▸ Set task
Leave out the pictures and retype only the lines from the opening line to the line that holds "(corner) at (316,104);", both ends included.

▸ Recorded data
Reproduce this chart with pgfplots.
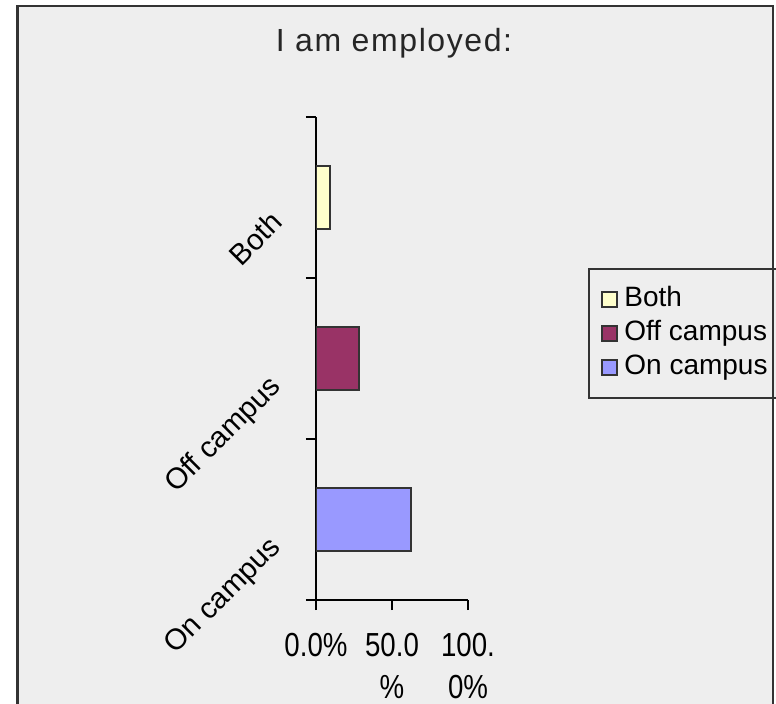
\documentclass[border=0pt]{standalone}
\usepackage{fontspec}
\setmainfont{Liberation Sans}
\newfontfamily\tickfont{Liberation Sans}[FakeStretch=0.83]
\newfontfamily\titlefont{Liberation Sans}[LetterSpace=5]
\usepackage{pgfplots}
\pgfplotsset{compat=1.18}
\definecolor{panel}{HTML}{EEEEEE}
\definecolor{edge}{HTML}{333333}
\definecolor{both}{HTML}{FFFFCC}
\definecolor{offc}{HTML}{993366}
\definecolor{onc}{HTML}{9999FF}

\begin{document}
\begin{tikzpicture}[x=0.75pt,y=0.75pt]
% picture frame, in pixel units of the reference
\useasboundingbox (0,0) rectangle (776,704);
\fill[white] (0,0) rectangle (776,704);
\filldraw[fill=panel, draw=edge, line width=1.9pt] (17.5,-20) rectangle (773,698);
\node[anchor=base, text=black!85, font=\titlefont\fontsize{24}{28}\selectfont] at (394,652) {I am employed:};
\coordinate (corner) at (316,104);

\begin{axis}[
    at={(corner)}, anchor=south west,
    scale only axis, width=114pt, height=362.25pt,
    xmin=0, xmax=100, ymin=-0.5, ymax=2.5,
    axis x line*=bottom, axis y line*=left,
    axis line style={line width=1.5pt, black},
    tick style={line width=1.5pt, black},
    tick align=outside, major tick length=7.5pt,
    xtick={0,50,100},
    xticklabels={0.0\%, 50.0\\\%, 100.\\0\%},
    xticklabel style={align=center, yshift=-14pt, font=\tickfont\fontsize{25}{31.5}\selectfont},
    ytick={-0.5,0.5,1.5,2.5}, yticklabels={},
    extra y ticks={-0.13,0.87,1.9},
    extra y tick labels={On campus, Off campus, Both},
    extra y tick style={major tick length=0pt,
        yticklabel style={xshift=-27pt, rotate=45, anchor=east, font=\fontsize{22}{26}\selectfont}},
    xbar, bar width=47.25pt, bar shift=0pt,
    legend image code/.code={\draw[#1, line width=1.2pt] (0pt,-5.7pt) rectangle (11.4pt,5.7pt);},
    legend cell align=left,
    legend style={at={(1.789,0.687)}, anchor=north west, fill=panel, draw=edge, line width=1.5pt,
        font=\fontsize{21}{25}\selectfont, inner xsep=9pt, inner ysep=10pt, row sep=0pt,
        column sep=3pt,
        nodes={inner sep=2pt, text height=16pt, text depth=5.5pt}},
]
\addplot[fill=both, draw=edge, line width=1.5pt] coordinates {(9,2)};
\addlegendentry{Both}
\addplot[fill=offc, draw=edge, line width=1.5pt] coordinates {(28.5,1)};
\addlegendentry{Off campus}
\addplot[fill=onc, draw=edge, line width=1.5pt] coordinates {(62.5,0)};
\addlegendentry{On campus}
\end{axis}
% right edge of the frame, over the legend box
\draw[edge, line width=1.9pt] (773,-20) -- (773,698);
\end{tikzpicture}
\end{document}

▸ Written reply
Reproduce this chart with pgfplots.
\documentclass[border=0pt]{standalone}
\usepackage{fontspec}
\setmainfont{Liberation Sans}
\newfontfamily\tickfont{Liberation Sans}[FakeStretch=0.83]
\newfontfamily\titlefont{Liberation Sans}[LetterSpace=5]
\usepackage{pgfplots}
\pgfplotsset{compat=1.18}
\definecolor{panel}{HTML}{EEEEEE}
\definecolor{edge}{HTML}{333333}
\definecolor{both}{HTML}{FFFFCC}
\definecolor{offc}{HTML}{993366}
\definecolor{onc}{HTML}{9999FF}

\begin{document}
\begin{tikzpicture}[x=0.75pt,y=0.75pt]
% picture frame, in pixel units of the reference
\useasboundingbox (0,0) rectangle (776,704);
\fill[white] (0,0) rectangle (776,704);
\filldraw[fill=panel, draw=edge, line width=1.9pt] (17.5,-20) rectangle (773,698);
\node[anchor=base, text=black!85, font=\titlefont\fontsize{24}{28}\selectfont] at (394,652) {I am employed:};
\coordinate (corner) at (316,104);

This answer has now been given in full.